Beyond Progress Measures: Theoretical Insights into the Mechanism of Grokking
Zihan Gu, Ruoyu Chen, Hua Zhang, Yue Hu, Xiaochun Cao
TL;DR
The paper addresses the mechanism behind grokking by arguing that embedding uniformity induced by weight decay, together with the training-data distribution, jointly governs delayed generalization across architectures including Transformers and ResNet. It provides a rigorous two-part analysis: a formal prime-field task setup with an operator-based Transformer, and proofs that uniform embeddings are necessary and sufficient for the weight-decay term to reach a local minimum; it also introduces the main embedding diff (MED) as a concise progress measure and demonstrates grokking on a ResNet-18 task. The key contributions include a unified theoretical framework linking weight-decay driven uniformity to test accuracy, a formalization of dataset-driven upper bounds on Grokking, and an empirical validation via MED monitoring and a ResNet-18 grokking dataset. The practical impact lies in offering a principled lens to design datasets and architectures to manage generalization dynamics, and in providing a usable diagnostic (MED) to trace test-loss trends during training.
Abstract
Grokking, referring to the abrupt improvement in test accuracy after extended overfitting, offers valuable insights into the mechanisms of model generalization. Existing researches based on progress measures imply that grokking relies on understanding the optimization dynamics when the loss function is dominated solely by the weight decay term. However, we find that this optimization merely leads to token uniformity, which is not a sufficient condition for grokking. In this work, we investigate the grokking mechanism underlying the Transformer in the task of prime number operations. Based on theoretical analysis and experimental validation, we present the following insights: (i) The weight decay term encourages uniformity across all tokens in the embedding space when it is minimized. (ii) The occurrence of grokking is jointly determined by the uniformity of the embedding space and the distribution of the training dataset.
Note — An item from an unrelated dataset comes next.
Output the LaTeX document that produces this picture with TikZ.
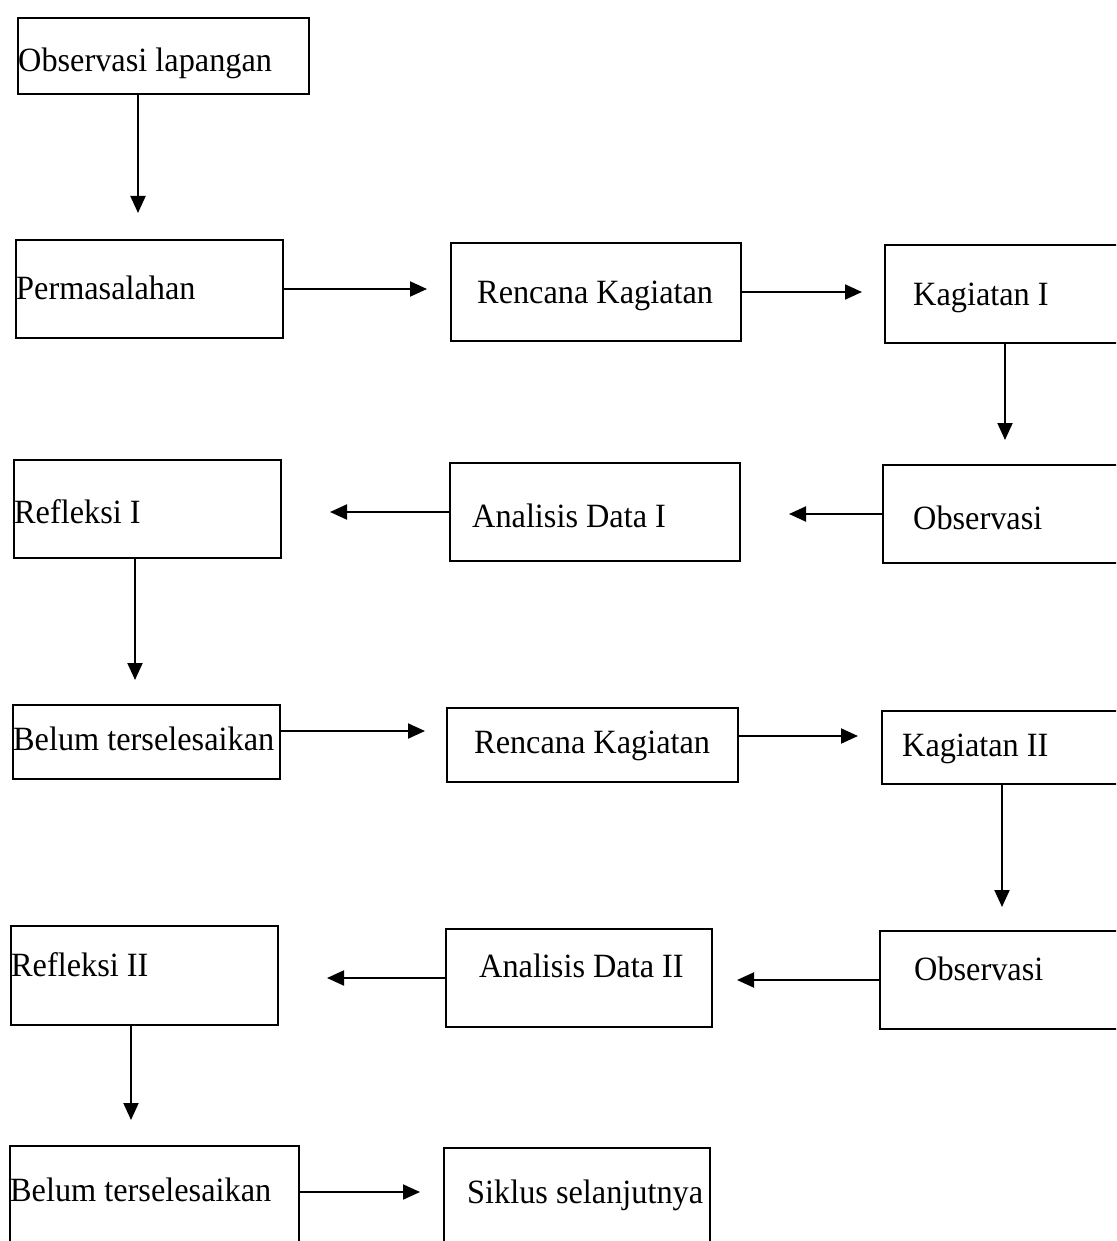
\documentclass[tikz,border=0pt]{standalone}
\usepackage{fontspec}
\setmainfont{Liberation Serif}
\usetikzlibrary{arrows.meta}
\newcommand\condtxt[1]{\scalebox{0.95}[1]{#1}}
\tikzset{
  box/.style={draw, line width=2pt, anchor=north west, inner sep=0pt},
  txt/.style={anchor=base west, inner sep=0pt, font=\fontsize{34}{38}\selectfont},
  arr/.style={line width=2pt, -{Triangle[length=17pt,width=15pt]}}
}
\begin{document}
\begin{tikzpicture}[x=1pt,y=-1pt]
\useasboundingbox (0,0) rectangle (1116,1241);
\clip (0,0) rectangle (1116,1241);
% boxes
\node[box, minimum width=291pt, minimum height=76pt] (b1) at (17,17) {};
\node[box, minimum width=267pt, minimum height=98pt] (b2) at (15,239) {};
\node[box, minimum width=290pt, minimum height=98pt] (b3) at (450,242) {};
\node[box, minimum width=250pt, minimum height=98pt] (b4) at (884,244) {};
\node[box, minimum width=267pt, minimum height=98pt] (b5) at (13,459) {};
\node[box, minimum width=290pt, minimum height=98pt] (b6) at (449,462) {};
\node[box, minimum width=250pt, minimum height=98pt] (b7) at (882,464) {};
\node[box, minimum width=267pt, minimum height=74pt] (b8) at (12,704) {};
\node[box, minimum width=291pt, minimum height=74pt] (b9) at (446,707) {};
\node[box, minimum width=250pt, minimum height=73pt] (b10) at (881,710) {};
\node[box, minimum width=267pt, minimum height=99pt] (b11) at (10,925) {};
\node[box, minimum width=266pt, minimum height=98pt] (b12) at (445,928) {};
\node[box, minimum width=250pt, minimum height=98pt] (b13) at (879,930) {};
\node[box, minimum width=289pt, minimum height=120pt] (b14) at (9,1145) {};
\node[box, minimum width=266pt, minimum height=120pt] (b15) at (443,1147) {};
% texts
\node[txt] (t1) at ([shift={(1,55)}]b1.north west) {\condtxt{Observasi lapangan}};
\node[txt] (t2) at ([shift={(1,60)}]b2.north west) {\condtxt{Permasalahan}};
\node[txt] (t3) at ([shift={(27,61)}]b3.north west) {\condtxt{Rencana Kagiatan}};
\node[txt] (t4) at ([shift={(29,61)}]b4.north west) {\condtxt{Kagiatan I}};
\node[txt] (t5) at ([shift={(1,64)}]b5.north west) {\condtxt{Refleksi I}};
\node[txt] (t6) at ([shift={(23,65)}]b6.north west) {\condtxt{Analisis Data I}};
\node[txt] (t7) at ([shift={(31,65)}]b7.north west) {\condtxt{Observasi}};
\node[txt] (t8) at ([shift={(1,46)}]b8.north west) {\condtxt{Belum terselesaikan}};
\node[txt] (t9) at ([shift={(28,46)}]b9.north west) {\condtxt{Rencana Kagiatan}};
\node[txt] (t10) at ([shift={(21,46)}]b10.north west) {\condtxt{Kagiatan II}};
\node[txt] (t11) at ([shift={(1,51)}]b11.north west) {\condtxt{Refleksi II}};
\node[txt] (t12) at ([shift={(34,49)}]b12.north west) {\condtxt{Analisis Data II}};
\node[txt] (t13) at ([shift={(35,50)}]b13.north west) {\condtxt{Observasi}};
\node[txt] (t14) at ([shift={(1,56)}]b14.north west) {\condtxt{Belum terselesaikan}};
\node[txt] (t15) at ([shift={(24,56)}]b15.north west) {\condtxt{Siklus selanjutnya}};
% connector start points
\coordinate (a1) at ([xshift=121pt]b1.south west);
\coordinate (a4) at ([xshift=121pt]b4.south west);
\coordinate (a5) at ([xshift=122pt]b5.south west);
\coordinate (a8) at ([yshift=11pt]b8.east);
\coordinate (a9) at ([yshift=9pt]b9.east);
\coordinate (a10) at ([xshift=121pt]b10.south west);
\coordinate (a11) at ([xshift=121pt]b11.south west);
\coordinate (a14) at ([yshift=-47pt]b14.north east);
% connectors
\draw[arr, shorten >=26pt] (a1) -- (a1 |- b2.north);
\draw[arr, shorten >=23pt] (b2.east) -- (b2.east -| b3.west);
\draw[arr, shorten >=22pt] (b3.east) -- (b3.east -| b4.west);
\draw[arr, shorten >=24pt] (a4) -- (a4 |- b7.north);
\draw[arr, shorten >=48pt] (b7.west) -- (b7.west -| b6.east);
\draw[arr, shorten >=48pt] (b6.west) -- (b6.west -| b5.east);
\draw[arr, shorten >=24pt] (a5) -- (a5 |- b8.north);
\draw[arr, shorten >=21pt] (a8) -- (a8 -| b9.west);
\draw[arr, shorten >=23pt] (a9) -- (a9 -| b10.west);
\draw[arr, shorten >=23pt] (a10) -- (a10 |- b13.north);
\draw[arr, shorten >=24pt] (b13.west) -- (b13.west -| b12.east);
\draw[arr, shorten >=48pt] (b12.west) -- (b12.west -| b11.east);
\draw[arr, shorten >=25pt] (a11) -- (a11 |- b14.north);
\draw[arr, shorten >=23pt] (a14) -- (a14 -| b15.west);
\end{tikzpicture}
\end{document}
Building on these insights, we provide a unified perspective for understanding various previously proposed progress measures and introduce a novel, concise, and effective progress measure that could trace the changes in test loss more accurately. Finally, to demonstrate the versatility of our theoretical framework, we design a dedicated dataset to validate our theory on ResNet-18, successfully showcasing the occurrence of grokking. The code is released at https://github.com/Qihuai27/Grokking-Insight.